[MUD-Dev] Mass customization in MM***s

John Buehler johnbue at msn.com
Sat Jul 13 11:58:07 CEST 2002


Vincent Archer writes:
> According to John Buehler:

>> big'.  Dark Age of Camelot's downfall with regard to keeps is
>> that it didn't really doesn't matter to me if the derned things
>> fell.  So

> Well it used to be. These days, it doesn't.

> The introduction of Darkness Falls, which objectively measures
> your progress, and produce an achievement reward for a killer
> activity has revitalized the whole business of keep assault.

> Yesterday, there was much maneuvering on the server I was playing
> on between Hibernia, who was trying to get back into the running
> and a roving force from Midgard who was attempting to secure their
> advantage... and keeping access to Darkness Falls.

The opening of The Falls has added value to keep taking, but it's a
completely manufactured mechanism.  There is zero fiction tying the
taking of stone-walled keeps and forts with the opening of a portal
that lets players go kill special mobs.  And I don't mean that there
is no backstory.  I mean that it's a silly reason.  It's completely
manufactured, in an attempt to get players to care about taking
keeps.

I restate my indifference to keep taking.  Of course, I've let my
subscription to Dark Age of Camelot lapse due to my advanced
indifference to the 'kill to level, level to kill' model as a whole.

>> The grand scheme here must be one that grabs the imagination of
>> the players and they log in each week to find out how they can
>> help, how they are affected, what happened, etc.  It's a big soap
>> opera with thousands of moving parts and it stays interesting and
>> entertaining because the publisher makes sure that it stays on
>> track.  There are no abrupt changes where some sneaky player
>> character slinks into the Emperor's chambers and whacks him,
>> ending the entire story.

> That sounds like Asheron's Call. It has problems too, namely that
> it doesn't fit well an achiever model.

I would present Asheron's Call as a game that had the same general
idea, but didn't begin to scratch the surface of the essentials of
the idea.  And to say that it doesn't fit well with an achiever's
model is good news indeed.  Having reduced the achiever-centric
entertainment means that other entertainment must be introduced.
But taking a month to create changes in content for only the highest
level characters is a clear statement that the explorers and
socializers aren't going to have much to work from.  Asheron's Call
doesn't have the dynamicism to support what I'm talking about.

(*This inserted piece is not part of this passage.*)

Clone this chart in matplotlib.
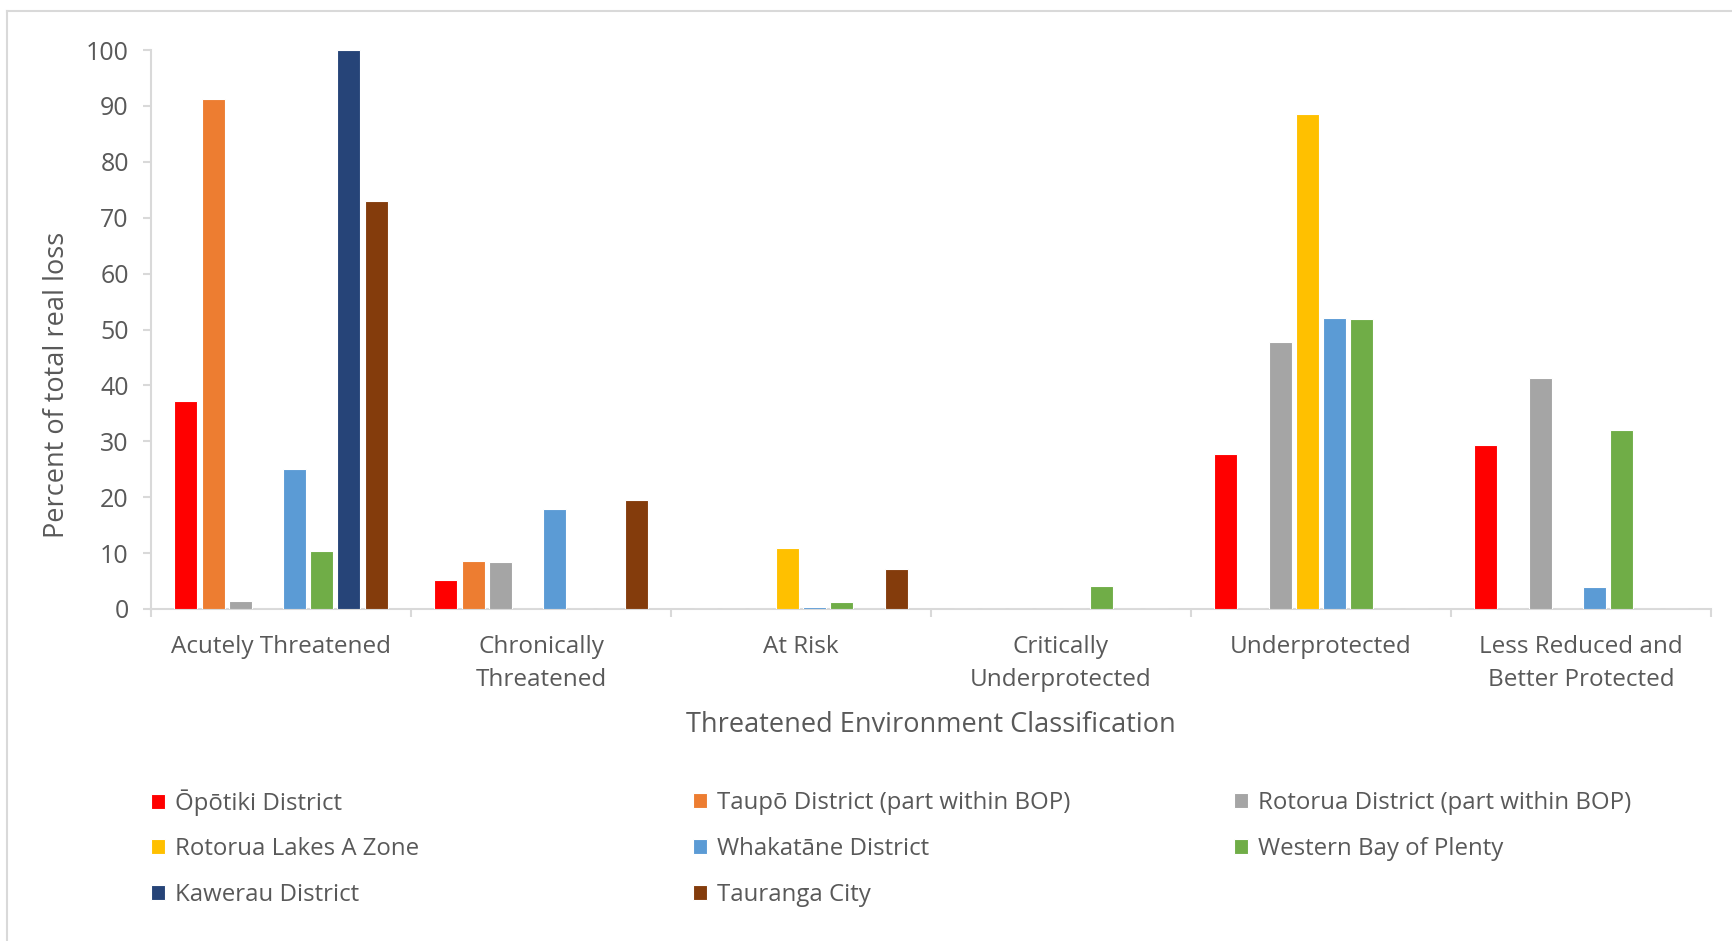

As many have said here, most recently John Robert Arras, simulation
is going to be an important tool in providing the content that the
explorers and socializers want.  Many things have to be happening
simultaneously, and lots of content has to be considered throw-away:
content that no player is ever even going to witness or know about.
NPCs are going to be tilling their fields and making their wares,
sitting around, eating their meals or resting to heal a twisted
ankle.  None of which might be witnessed by a player character - or
only in passing - but all simulated, serving as backstory, history
and entertainment for those who want to find out about it (or just
let it be the ambient setting).

Given such simulation, the gamemasters can nudge a mayor to decide
to admit storm troopers to protect his town's shipments, causing a
complete rebalancing of activity in town because of the appearance
of storm troopers.  Of those who hate the empire, some will take
steps against the storm troopers.  Some people will move away.
Smuggling in the town may go deeper underground.  The society of the
town automatically rebalances, based only on one top-level decision
by the gamemasters.  Courtesy of simulation, the gamemasters may be
able to run the simulation at advanced speed to see what will
actually happen, based solely on NPC behavior models.  If they don't
like what happens, they tweak some NPCs and get things to work the
way they need it to.  If that tweaking becomes excessive, then
they've mis-designed their NPCs in the first place.

Advanced stuff?  Hugely so.  I'm working on my own ideas in
artificial intelligence in order to address this very model and it's
quite difficult.  It will require a ton of processing power and
it'll also require some serious tools to 'design' people.  But I
believe that it will permit a much greater pile of entertainment to
be available to players who are more interested in socialization and
exploration than simply achievement by killing.